Data provided:

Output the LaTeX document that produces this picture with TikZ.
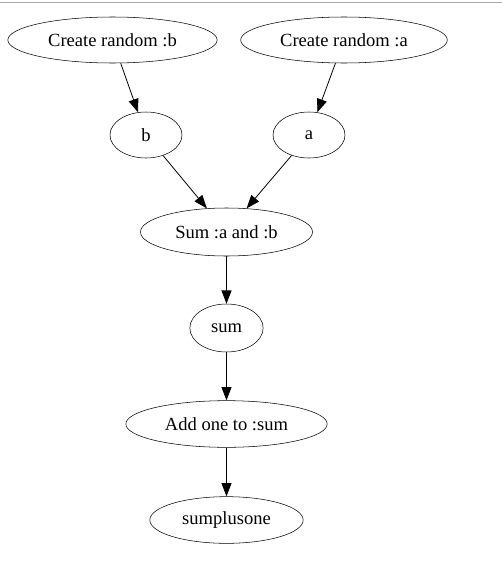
\documentclass[tikz,border=0pt]{standalone}
\usepackage{fontspec}
\setmainfont{Liberation Serif}
\usetikzlibrary{shapes.geometric,arrows.meta}

\begin{document}
\begin{tikzpicture}[x=0.75pt,y=0.75pt,yscale=-1,xscale=1,
  task/.style={draw,ellipse,inner sep=0pt,minimum height=34.5pt,font=\fontsize{13.9}{16}\selectfont},
  flow/.style={-{Triangle[length=10pt,width=7.5pt]},line width=0.6pt}]
\useasboundingbox (0,0) rectangle (502,578);

%Top border line
\draw [color={rgb, 255:red, 170; green, 170; blue, 170 }] (0,2) -- (502,2) ;

% Nodes
\node [task,minimum width=157pt] (mkb) at (112.5,40) {Create random :b};
\node [task,minimum width=155pt] (mka) at (344,40) {Create random :a};
\node [task,minimum width=54pt] (b) at (146,135) {b};
\node [task,minimum width=54pt] (a) at (309,135) {a};
\node [task,minimum width=129pt,minimum height=36pt] (add) at (226.5,232) {Sum :a and :b};
\node [task,minimum width=55pt,minimum height=36pt] (sum) at (226.5,328) {sum};
\node [task,minimum width=151pt,minimum height=35pt] (inc) at (226.5,424) {Add one to :sum};
\node [task,minimum width=115pt,minimum height=35pt] (out) at (226.5,520) {sumplusone};

% Edges
\draw [flow] (mkb) -- (b) ;
\draw [flow] (mka) -- (a) ;
\draw [flow] (b) -- (add) ;
\draw [flow] (a) -- (add) ;
\draw [flow] (add) -- (sum) ;
\draw [flow] (sum) -- (inc) ;
\draw [flow] (inc) -- (out) ;

\end{tikzpicture}
\end{document}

To be done: Only the lines from the top of the data through the line with "(0,2) -- (502,2) ;" should be quoted, exactly and with both ends kept; skip the pictures.

Exercise result:
Output the LaTeX document that produces this picture with TikZ.
\documentclass[tikz,border=0pt]{standalone}
\usepackage{fontspec}
\setmainfont{Liberation Serif}
\usetikzlibrary{shapes.geometric,arrows.meta}

\begin{document}
\begin{tikzpicture}[x=0.75pt,y=0.75pt,yscale=-1,xscale=1,
  task/.style={draw,ellipse,inner sep=0pt,minimum height=34.5pt,font=\fontsize{13.9}{16}\selectfont},
  flow/.style={-{Triangle[length=10pt,width=7.5pt]},line width=0.6pt}]
\useasboundingbox (0,0) rectangle (502,578);

%Top border line
\draw [color={rgb, 255:red, 170; green, 170; blue, 170 }] (0,2) -- (502,2) ;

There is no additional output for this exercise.